6 Times F1 Cars Were Fitted With Bizarre Winglets In The Search For Downforce – WTF1

6 Times F1 Cars Were Fitted With Bizarre Winglets In The Search For Downforce

The 2017 regulations are allowing teams to trial some new ideas in their quest for downforce. One of the most notable additions to the 2017 cars is the T-wing, which has been trialled a Mercedes and a few other teams in testing so far.

Although they aren’t exactly attractive, there have been plenty of other aerodynamic appendages in the past that weren’t going to win any prizes for looking good. Here are six other ‘innovations’ in winglets that thankfully we don’t have to put up with any more.

Tyrrell were always trying out new innovations during their time in F1. Even towards they end when they were firmly a back-of-the-grid team they were still coming up with ideas.

One of those came during their penultimate season in 1997, when on high-downforce circuits the Tyrrell 025 appeared with a couple of extra winglets mounted high-up on stalks above the sidepods.

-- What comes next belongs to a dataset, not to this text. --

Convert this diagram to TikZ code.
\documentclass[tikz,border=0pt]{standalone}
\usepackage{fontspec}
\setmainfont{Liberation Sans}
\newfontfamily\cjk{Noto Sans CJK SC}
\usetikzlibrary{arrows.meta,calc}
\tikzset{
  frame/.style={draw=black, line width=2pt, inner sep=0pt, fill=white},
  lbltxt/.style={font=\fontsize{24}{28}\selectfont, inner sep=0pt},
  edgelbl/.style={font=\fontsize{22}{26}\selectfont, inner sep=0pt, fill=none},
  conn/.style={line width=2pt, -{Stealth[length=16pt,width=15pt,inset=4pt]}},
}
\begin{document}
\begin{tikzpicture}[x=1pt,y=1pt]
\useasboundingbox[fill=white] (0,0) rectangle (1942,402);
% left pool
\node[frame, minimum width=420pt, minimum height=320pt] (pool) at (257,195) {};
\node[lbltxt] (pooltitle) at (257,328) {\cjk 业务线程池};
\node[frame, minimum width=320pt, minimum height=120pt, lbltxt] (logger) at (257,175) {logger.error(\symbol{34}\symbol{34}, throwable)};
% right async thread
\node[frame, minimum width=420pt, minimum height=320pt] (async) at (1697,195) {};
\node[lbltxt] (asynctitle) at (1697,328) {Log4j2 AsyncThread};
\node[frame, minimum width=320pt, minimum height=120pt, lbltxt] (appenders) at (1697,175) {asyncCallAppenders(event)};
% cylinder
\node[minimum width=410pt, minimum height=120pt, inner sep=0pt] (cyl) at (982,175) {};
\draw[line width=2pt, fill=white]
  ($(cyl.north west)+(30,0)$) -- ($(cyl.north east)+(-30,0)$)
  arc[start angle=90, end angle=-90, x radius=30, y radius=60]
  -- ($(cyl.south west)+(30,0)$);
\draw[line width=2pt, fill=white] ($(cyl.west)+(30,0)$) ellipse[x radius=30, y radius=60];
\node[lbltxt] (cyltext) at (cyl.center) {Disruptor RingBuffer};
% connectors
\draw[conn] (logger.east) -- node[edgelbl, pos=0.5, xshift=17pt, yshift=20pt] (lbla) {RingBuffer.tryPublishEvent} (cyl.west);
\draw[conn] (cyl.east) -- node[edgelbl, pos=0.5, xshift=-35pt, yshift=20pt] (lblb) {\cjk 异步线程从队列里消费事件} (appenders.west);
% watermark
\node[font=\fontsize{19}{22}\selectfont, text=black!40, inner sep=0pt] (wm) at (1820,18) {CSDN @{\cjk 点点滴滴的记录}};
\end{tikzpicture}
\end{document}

The ‘X-wings’ as they became known didn’t do much to change the fortunes of the struggling team (they were actually made of recycled bits of old front wings to save costs), but in 1998 other teams started to use them as well. By the fourth race of the year at Imola Ferrari, Sauber, Prost and Jordan had joined Tyrrell in using the hideous looking devices.

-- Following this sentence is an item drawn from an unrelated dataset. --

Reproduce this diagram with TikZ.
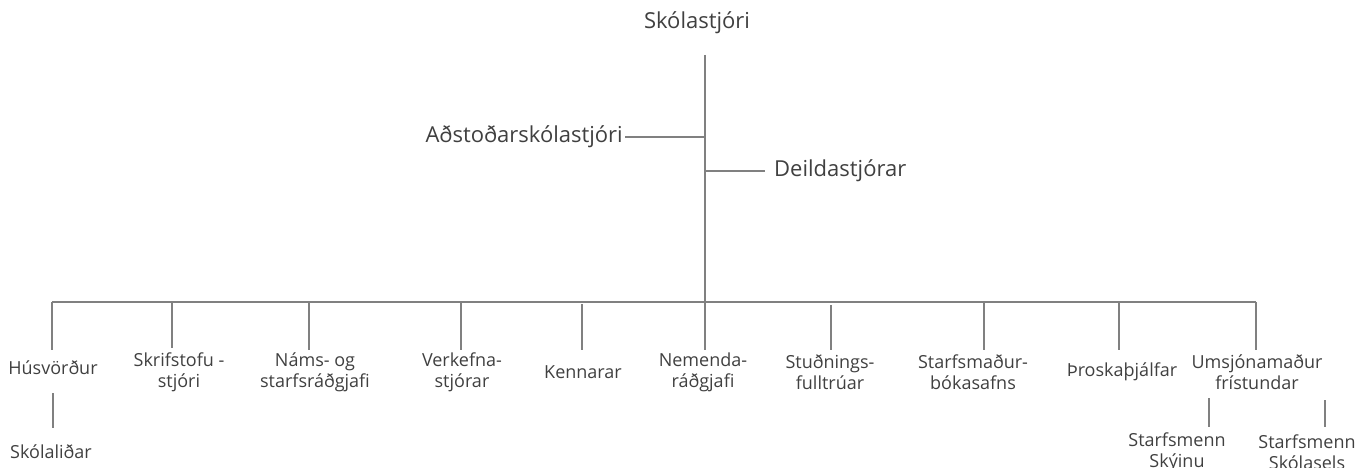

Thankfully following the event the FIA banned X-wings on safety grounds as one got torn off one of the Saubers during a pit stop, and the nasty-looking devices disappeared for good.

F1 teams are constantly trying to find new ways to find downforce, and at one circuit in particular downforce matters above all else: Monaco.

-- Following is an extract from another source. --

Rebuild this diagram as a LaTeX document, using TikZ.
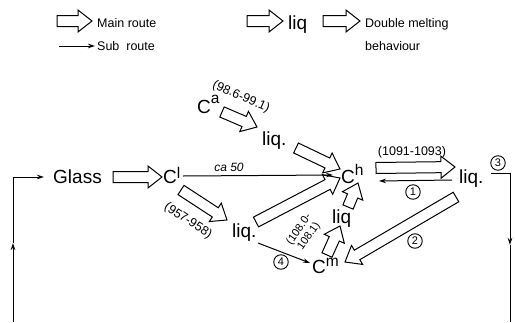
\documentclass[tikz,border=0pt]{standalone}
\usepackage{fontspec}
\setmainfont{Liberation Sans}
\usetikzlibrary{calc,arrows.meta}
\newcommand\hollowW{5.5pt}
\newcommand\hollowH{11pt}
\newcommand\hollowK{14pt}
\newcommand\harrow[2]{%
  \coordinate (hm) at ($(#2)!\hollowK!(#1)$);
  \draw[hollow] ($(#1)!\hollowW!90:(#2)$) -- ($(hm)!\hollowW!-90:(#1)$) -- ($(hm)!\hollowH!-90:(#1)$) -- (#2)
    -- ($(hm)!\hollowH!90:(#1)$) -- ($(hm)!\hollowW!90:(#1)$) -- ($(#1)!\hollowW!-90:(#2)$) -- cycle;}
\newcommand\Csup[2][0.42em]{C\raisebox{#1}{\fontsize{15.5}{15.5}\selectfont #2}}
\begin{document}
\begin{tikzpicture}[x=1pt,y=-1pt,
  big/.style={inner sep=0pt, anchor=base west, font=\fontsize{19}{19}\selectfont},
  leg/.style={inner sep=0pt, anchor=base west, font=\fontsize{12.5}{12.5}\selectfont},
  temp/.style={inner sep=0pt, font=\fontsize{12.5}{12.5}\selectfont},
  num/.style={circle, draw, line width=0.9pt, inner sep=0pt, minimum size=14.5pt, font=\fontsize{11}{11}\selectfont},
  sub/.style={line width=1pt, -{Stealth[length=7pt,width=4.5pt]}},
  plain/.style={line width=1pt},
  hollow/.style={line width=1pt, line join=miter, fill=white}]
\useasboundingbox (0,0) rectangle (515,322);

% ---------- legend ----------
\coordinate (l1s) at (57,21); \coordinate (l1e) at (92,21);
\harrow{l1s}{l1e}
\node[leg] (tmain) at (97,27) {Main route};
\coordinate (l2s) at (59,46); \coordinate (l2e) at (95,46);
\draw[sub] (l2s) -- (l2e);
\node[leg] (tsub) at (97,50) {Sub\ \ route};
\coordinate (l3s) at (247,21); \coordinate (l3e) at (283,21);
\harrow{l3s}{l3e}
\node[big] (tliq) at (288,29) {liq};
\coordinate (l4s) at (323,21); \coordinate (l4e) at (360,21);
\harrow{l4s}{l4e}
\node[leg] (tdm) at (365,27) {Double melting};
\node[leg] (tbeh) at (365,50) {behaviour};

% ---------- main nodes ----------
\node[big] (glass) at (53,183) {Glass};
\node[big] (cl) at (163,183) {\Csup[0.25em]{l}};
\node[big] (ca) at (197,113) {\Csup[0.5em]{a}};
\node[big] (liqa) at (262,145) {liq.};
\node[big] (ch) at (341,183) {\Csup[0.4em]{h}};
\node[big] (liqr) at (459,183) {liq.};
\node[big] (liqb) at (232,237) {liq.};
\node[big] (cm) at (312,273) {\Csup[0.35em]{m}};
\node[big] (liqs) at (332,223) {liq};

% ---------- labels ----------
\node[temp, font=\fontsize{12}{12}\selectfont\itshape] (ca50) at (229,167) {ca 50};
\node[temp, rotate=-24] (t986) at (241,97) {(98.6-99.1)};
\node[temp] (t1091) at (412,152) {(1091-1093)};
\node[temp, rotate=-33] (t957) at (188,221) {(957-958)};
\node[temp, rotate=55, align=center, font=\fontsize{11}{12}\selectfont] (t1080) at (304,233) {(108.0-\\108.1)};
\node[num] (n1) at (413,192) {1};
\node[num] (n2) at (415,241) {2};
\node[num] (n3) at (498,163) {3};
\node[num] (n4) at (281,262) {4};

% ---------- hollow (main) arrows ----------
\coordinate (g1) at (113,177); \coordinate (g2) at (162,177);
\harrow{g1}{g2}
\coordinate (a1) at (222,112); \coordinate (a2) at (257,127);
\harrow{a1}{a2}
\coordinate (b1) at (296,148); \coordinate (b2) at (340,169);
\harrow{b1}{b2}
\coordinate (c1) at (376,168); \coordinate (c2) at (455,167);
\harrow{c1}{c2}
\coordinate (d1) at (181,190); \coordinate (d2) at (227,220);
\harrow{d1}{d2}
\coordinate (e1) at (256,222); \coordinate (e2) at (340,178);
\harrow{e1}{e2}
\coordinate (f1) at (456,197); \coordinate (f2) at (345,262);
\harrow{f1}{f2}
\coordinate (m1) at (327,255); \coordinate (m2) at (340,226);
\harrow{m1}{m2}
\coordinate (s1) at (348,207); \coordinate (s2) at (358,183);
\harrow{s1}{s2}

% ---------- sub routes ----------
\coordinate (clo) at (183,176); \coordinate (chi) at (333,175);
\draw[sub] (clo) -- (chi);
\coordinate (ro) at (452,180); \coordinate (ri) at (379,181);
\draw[sub] (ro) -- (ri);
\coordinate (lbo) at (258,243); \coordinate (cmi) at (310,263);
\draw[sub] (lbo) -- (cmi);

% ---------- recycle loop ----------
\coordinate (r0) at (491,173); \coordinate (r1) at (510,173);
\coordinate (r2) at (510,245); \coordinate (r3) at (510,322);
\draw[plain] (r0) -- (r1);
\draw[sub] (r1) -- (r2);
\draw[plain] (r2) -- (r3);
\coordinate (q0) at (13,322); \coordinate (q1) at (13,243);
\coordinate (q2) at (13,177); \coordinate (q3) at (44,177);
\draw[sub] (q0) -- (q1);
\draw[plain] (q1) -- (q2);
\draw[sub] (q2) -- (q3);
\end{tikzpicture}
\end{document}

But despite fans generally having an appreciation for the solutions the teams find, Arrows and Jordan surely crossed a line when they turned up at Monaco in 2001 with some extra wings on the nose of their cars.

The Arrows featured a mini-wing mounted high up above the front wing in something that looked like it would have been more at home with the high wings used in the 1960s, while the Jordan had a smaller wing on a pylon located right in front of the driver.

Although both were perfectly legal the FIA thought they were potentially dangerous and so they were banned before the race.

When BMW Sauber turned up at the 2006 French Grand Prix its cars had a couple of new winglets – two vertical strakes, or ‘twin towers’ as they became known mounted above the suspension.

The idea was that they would direct airflow to more important parts of the car, but any benefit they gave was short lived. Following the race FIA banned them on the basis that they obstructed visibility – although the drivers didn’t seem to mind.

When ground effect was banned in F1 for the 1983 season, teams were doing everything to try and claim back the lost downforce.

Rear wings started extending forwards, sprouting extra winglets and generally becoming more complicated. Some went a step further and fitted basically a second rear wing!

For 1985 the rules were changed, and the complex rear wings went back to a more ‘normal’ shape.

F1 cars have front wings, F1 cars have rear wings, why can’t F1 cars have middle wings? That was the thought of McLaren, who extended their engine cover and plonked a wing on top of it with its MP4/10 in 1995.

It’s not entirely unlike what Ferrari have come up with this year with their SF70H, but for McLaren it couldn’t really elevate the team about the midfield. The idea made a brief appearance again the following year, but thankfully the concept disappeared.

The 2008 season was the culmination of years of a massive aero arms race before the 2009 regulations would dramatically alter the appearance of the cars.

As a result the cars were absolutely covered in all sorts of flicks, scoops, horns, and other appendages as teams sought to gain every last little bit of downforce they could. Although some cars looked aggressive and purposeful, some of the winglets were just downright hideous.